» What you should do
Check every line below for the word "document" and show those that hold it.

» Material supplied

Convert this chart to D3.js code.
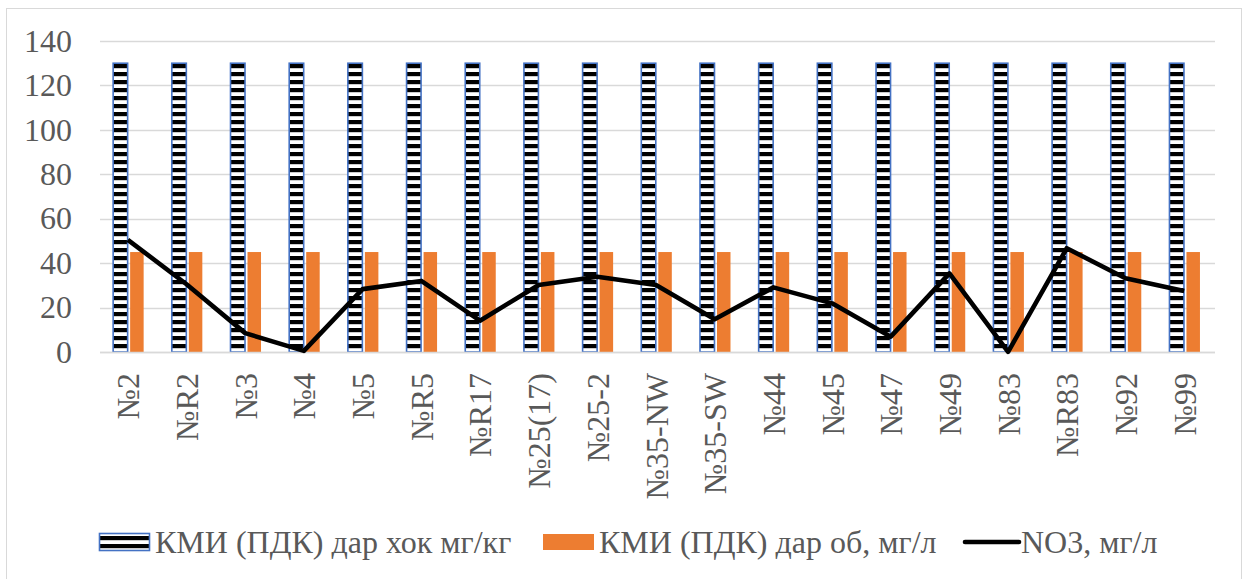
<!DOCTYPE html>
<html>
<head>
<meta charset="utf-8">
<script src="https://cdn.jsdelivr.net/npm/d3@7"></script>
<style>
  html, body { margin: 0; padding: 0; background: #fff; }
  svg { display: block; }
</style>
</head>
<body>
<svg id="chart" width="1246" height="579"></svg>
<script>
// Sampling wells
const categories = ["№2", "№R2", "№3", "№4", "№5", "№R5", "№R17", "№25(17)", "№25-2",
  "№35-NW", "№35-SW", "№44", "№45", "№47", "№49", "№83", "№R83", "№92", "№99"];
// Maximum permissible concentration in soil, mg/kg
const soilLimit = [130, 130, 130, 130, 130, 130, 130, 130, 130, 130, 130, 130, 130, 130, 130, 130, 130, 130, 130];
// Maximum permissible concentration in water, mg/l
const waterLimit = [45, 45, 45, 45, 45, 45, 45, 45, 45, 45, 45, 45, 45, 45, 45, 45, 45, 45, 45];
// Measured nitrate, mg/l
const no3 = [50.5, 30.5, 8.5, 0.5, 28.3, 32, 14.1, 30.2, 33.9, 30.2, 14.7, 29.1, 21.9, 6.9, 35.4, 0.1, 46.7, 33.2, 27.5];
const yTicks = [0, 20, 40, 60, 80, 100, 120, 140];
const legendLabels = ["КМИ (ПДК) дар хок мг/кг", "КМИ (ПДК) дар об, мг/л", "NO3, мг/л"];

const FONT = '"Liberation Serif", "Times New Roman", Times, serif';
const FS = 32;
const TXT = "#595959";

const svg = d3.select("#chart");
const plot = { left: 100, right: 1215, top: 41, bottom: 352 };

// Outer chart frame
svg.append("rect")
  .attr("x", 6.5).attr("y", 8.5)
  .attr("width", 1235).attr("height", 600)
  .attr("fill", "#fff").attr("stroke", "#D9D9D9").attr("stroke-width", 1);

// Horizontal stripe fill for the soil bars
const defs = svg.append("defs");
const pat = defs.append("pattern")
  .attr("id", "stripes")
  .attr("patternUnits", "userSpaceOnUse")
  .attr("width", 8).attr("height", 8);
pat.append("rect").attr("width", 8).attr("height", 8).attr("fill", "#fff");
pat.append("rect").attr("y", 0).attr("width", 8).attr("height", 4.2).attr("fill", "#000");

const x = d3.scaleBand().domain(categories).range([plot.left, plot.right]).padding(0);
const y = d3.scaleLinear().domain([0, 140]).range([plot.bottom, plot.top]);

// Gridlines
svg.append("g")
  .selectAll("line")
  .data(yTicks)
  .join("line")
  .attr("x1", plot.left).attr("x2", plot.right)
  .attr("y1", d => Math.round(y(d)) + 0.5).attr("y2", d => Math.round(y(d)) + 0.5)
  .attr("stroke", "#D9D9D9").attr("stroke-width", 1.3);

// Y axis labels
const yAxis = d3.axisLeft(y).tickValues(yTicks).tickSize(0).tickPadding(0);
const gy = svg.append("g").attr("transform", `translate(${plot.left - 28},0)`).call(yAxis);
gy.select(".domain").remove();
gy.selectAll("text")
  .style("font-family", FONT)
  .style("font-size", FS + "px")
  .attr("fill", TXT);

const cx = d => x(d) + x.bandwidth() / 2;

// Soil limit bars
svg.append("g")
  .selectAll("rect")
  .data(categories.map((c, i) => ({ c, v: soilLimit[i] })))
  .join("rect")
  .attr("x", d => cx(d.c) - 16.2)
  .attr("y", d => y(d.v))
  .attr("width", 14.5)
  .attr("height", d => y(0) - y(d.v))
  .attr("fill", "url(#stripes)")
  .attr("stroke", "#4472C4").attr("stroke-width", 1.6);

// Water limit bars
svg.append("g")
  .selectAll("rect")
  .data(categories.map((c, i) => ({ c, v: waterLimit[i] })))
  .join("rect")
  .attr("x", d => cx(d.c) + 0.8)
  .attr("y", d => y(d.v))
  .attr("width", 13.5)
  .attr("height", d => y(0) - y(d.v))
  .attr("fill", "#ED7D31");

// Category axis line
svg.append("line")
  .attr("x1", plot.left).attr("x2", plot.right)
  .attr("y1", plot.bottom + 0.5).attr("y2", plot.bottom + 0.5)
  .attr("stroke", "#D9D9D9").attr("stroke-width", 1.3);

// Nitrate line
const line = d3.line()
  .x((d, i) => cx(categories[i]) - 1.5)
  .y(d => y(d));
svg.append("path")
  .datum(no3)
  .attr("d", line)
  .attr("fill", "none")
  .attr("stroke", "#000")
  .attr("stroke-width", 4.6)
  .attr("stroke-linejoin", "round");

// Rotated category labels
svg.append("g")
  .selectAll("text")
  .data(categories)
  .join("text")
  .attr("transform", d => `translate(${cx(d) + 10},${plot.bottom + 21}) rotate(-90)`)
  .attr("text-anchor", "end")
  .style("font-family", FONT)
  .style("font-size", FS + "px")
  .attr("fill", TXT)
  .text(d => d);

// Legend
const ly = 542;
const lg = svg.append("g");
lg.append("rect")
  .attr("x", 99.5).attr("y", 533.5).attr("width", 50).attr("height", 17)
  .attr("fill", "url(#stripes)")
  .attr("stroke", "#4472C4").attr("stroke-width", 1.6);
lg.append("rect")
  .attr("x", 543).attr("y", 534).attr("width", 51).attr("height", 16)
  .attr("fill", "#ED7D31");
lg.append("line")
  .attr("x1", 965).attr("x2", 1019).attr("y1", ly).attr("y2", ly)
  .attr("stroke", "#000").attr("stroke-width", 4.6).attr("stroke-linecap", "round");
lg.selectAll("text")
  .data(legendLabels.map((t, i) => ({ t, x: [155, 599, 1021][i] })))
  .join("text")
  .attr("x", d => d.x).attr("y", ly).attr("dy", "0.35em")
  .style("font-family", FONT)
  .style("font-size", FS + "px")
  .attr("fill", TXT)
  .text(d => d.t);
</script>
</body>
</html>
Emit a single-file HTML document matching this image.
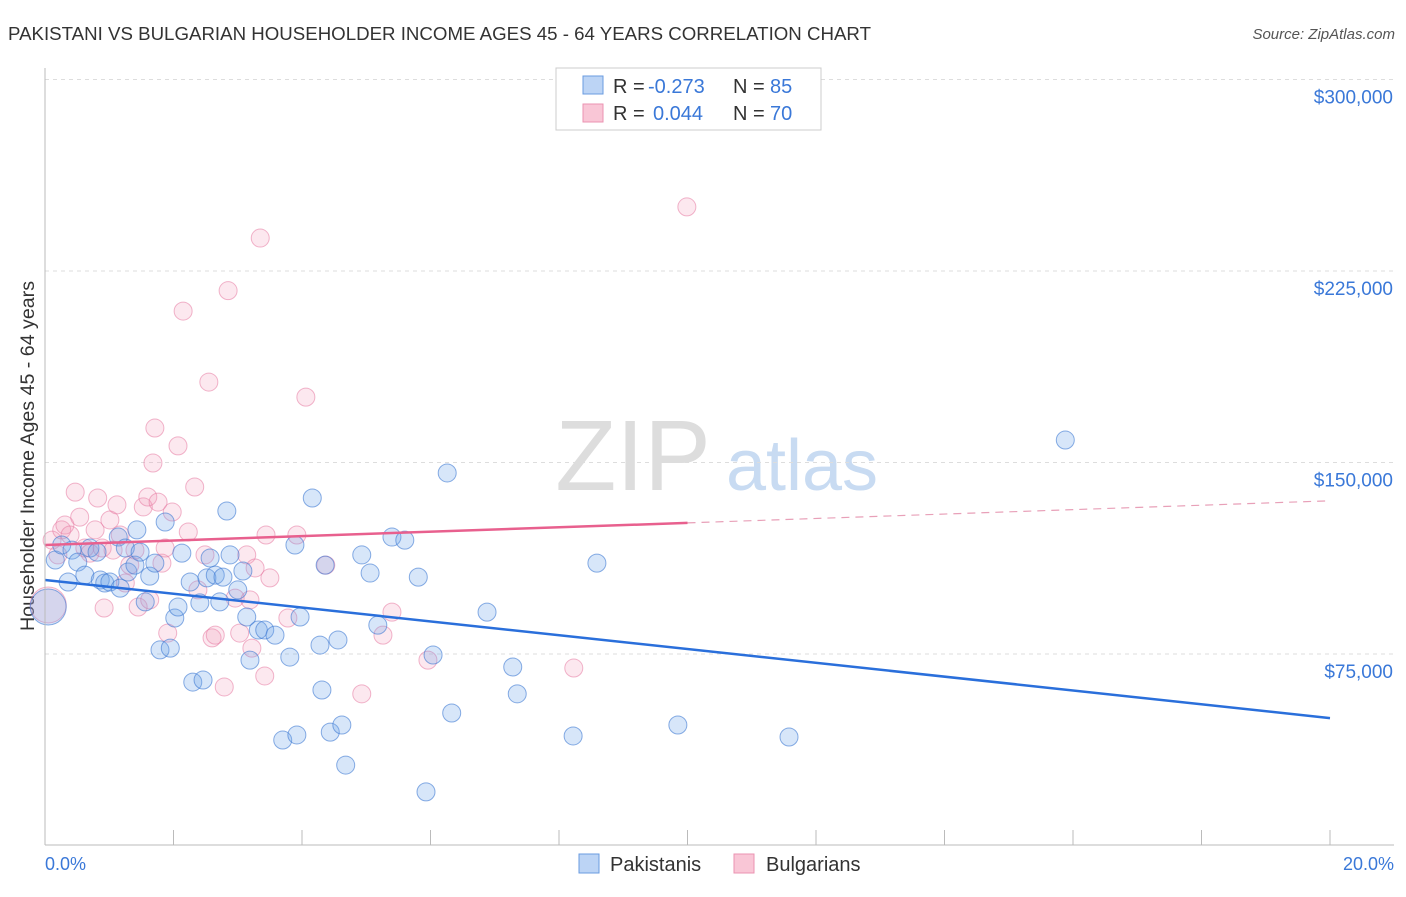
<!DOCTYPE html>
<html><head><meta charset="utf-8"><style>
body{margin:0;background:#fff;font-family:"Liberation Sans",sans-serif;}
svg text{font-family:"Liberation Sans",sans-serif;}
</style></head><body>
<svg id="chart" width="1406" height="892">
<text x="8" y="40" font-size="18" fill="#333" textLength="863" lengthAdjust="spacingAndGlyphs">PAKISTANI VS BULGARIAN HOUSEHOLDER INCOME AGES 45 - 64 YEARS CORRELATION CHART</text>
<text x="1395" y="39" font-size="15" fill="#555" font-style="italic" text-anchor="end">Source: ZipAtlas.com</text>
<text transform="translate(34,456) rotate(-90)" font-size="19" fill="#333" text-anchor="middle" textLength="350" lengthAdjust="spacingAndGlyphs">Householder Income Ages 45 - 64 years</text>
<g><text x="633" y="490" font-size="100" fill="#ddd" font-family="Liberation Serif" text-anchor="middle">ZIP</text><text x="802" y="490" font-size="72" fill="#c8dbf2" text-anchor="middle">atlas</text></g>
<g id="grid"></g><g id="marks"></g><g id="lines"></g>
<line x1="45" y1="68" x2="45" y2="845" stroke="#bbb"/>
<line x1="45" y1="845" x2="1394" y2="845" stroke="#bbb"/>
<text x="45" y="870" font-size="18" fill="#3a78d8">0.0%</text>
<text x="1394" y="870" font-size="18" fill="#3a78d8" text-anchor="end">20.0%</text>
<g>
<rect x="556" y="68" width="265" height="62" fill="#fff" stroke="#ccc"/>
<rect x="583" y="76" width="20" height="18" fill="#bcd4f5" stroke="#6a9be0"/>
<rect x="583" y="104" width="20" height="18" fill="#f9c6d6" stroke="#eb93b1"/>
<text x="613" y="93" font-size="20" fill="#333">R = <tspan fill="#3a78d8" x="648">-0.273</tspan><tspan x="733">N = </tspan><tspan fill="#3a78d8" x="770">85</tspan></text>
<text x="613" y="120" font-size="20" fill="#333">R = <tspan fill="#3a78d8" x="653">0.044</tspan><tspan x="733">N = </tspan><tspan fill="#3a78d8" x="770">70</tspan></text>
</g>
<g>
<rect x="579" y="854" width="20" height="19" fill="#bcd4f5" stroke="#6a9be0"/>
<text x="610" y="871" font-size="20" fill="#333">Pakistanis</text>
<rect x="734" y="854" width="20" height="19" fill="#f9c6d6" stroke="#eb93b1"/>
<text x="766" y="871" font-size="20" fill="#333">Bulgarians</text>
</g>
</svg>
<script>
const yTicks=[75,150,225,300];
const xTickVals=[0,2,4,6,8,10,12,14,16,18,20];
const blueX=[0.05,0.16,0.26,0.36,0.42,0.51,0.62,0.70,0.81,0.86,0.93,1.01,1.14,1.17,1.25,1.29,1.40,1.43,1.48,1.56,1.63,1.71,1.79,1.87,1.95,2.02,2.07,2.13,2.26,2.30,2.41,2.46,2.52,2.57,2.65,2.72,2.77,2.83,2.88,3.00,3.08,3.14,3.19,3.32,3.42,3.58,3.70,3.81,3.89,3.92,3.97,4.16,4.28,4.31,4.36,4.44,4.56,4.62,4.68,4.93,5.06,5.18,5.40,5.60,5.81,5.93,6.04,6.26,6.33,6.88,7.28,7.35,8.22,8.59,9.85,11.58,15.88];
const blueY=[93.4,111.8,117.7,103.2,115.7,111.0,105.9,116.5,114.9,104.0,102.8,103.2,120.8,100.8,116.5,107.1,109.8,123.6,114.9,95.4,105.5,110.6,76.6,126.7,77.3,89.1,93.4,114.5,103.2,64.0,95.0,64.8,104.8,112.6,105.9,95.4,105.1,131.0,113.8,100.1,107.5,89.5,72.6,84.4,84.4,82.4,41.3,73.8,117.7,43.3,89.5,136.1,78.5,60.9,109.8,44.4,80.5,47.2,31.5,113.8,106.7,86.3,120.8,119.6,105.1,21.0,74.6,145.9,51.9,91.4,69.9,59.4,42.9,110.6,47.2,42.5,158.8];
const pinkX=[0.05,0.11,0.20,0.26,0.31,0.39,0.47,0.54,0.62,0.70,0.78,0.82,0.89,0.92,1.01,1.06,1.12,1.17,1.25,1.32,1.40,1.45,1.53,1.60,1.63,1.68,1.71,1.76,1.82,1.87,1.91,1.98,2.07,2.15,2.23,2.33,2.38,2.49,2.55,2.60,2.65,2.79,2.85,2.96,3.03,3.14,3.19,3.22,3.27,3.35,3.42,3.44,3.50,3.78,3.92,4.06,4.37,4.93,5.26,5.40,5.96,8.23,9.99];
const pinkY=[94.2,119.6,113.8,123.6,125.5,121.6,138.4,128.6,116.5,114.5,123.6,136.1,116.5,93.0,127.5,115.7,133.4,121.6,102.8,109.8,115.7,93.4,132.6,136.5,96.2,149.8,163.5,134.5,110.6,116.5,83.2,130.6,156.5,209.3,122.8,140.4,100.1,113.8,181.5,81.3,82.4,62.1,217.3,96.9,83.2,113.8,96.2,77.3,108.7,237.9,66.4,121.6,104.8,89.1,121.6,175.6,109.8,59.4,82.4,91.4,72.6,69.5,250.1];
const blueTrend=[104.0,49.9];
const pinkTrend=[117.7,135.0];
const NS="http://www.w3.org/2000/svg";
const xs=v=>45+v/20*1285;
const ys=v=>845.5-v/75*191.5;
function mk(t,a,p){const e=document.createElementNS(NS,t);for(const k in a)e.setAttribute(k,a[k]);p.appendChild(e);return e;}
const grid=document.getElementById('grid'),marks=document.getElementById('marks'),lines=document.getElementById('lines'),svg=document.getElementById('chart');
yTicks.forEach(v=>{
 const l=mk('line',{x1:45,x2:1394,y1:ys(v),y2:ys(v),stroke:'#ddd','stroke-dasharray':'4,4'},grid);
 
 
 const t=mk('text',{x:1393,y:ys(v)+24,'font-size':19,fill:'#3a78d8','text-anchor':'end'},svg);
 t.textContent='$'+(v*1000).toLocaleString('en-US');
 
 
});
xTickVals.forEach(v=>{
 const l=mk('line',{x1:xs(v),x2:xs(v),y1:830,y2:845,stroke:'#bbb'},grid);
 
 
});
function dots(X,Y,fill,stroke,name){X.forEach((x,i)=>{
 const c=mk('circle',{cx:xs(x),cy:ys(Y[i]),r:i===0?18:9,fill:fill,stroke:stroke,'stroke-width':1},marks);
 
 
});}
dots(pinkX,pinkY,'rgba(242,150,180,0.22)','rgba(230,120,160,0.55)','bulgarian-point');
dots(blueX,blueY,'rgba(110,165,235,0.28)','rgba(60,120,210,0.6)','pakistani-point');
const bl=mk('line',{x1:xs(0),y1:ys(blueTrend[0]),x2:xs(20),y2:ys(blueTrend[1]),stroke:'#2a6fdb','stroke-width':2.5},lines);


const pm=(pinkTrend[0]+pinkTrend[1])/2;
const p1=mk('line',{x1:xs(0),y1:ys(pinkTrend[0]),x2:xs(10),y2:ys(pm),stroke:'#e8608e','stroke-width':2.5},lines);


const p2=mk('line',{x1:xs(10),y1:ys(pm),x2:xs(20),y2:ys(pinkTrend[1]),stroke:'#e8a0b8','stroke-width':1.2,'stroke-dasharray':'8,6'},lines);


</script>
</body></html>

» Output of the exercise
Emit a single-file HTML document matching this image.
function mk(t,a,p){const e=document.createElementNS(NS,t);for(const k in a)e.setAttribute(k,a[k]);p.appendChild(e);return e;}
const grid=document.getElementById('grid'),marks=document.getElementById('marks'),lines=document.getElementById('lines'),svg=document.getElementById('chart');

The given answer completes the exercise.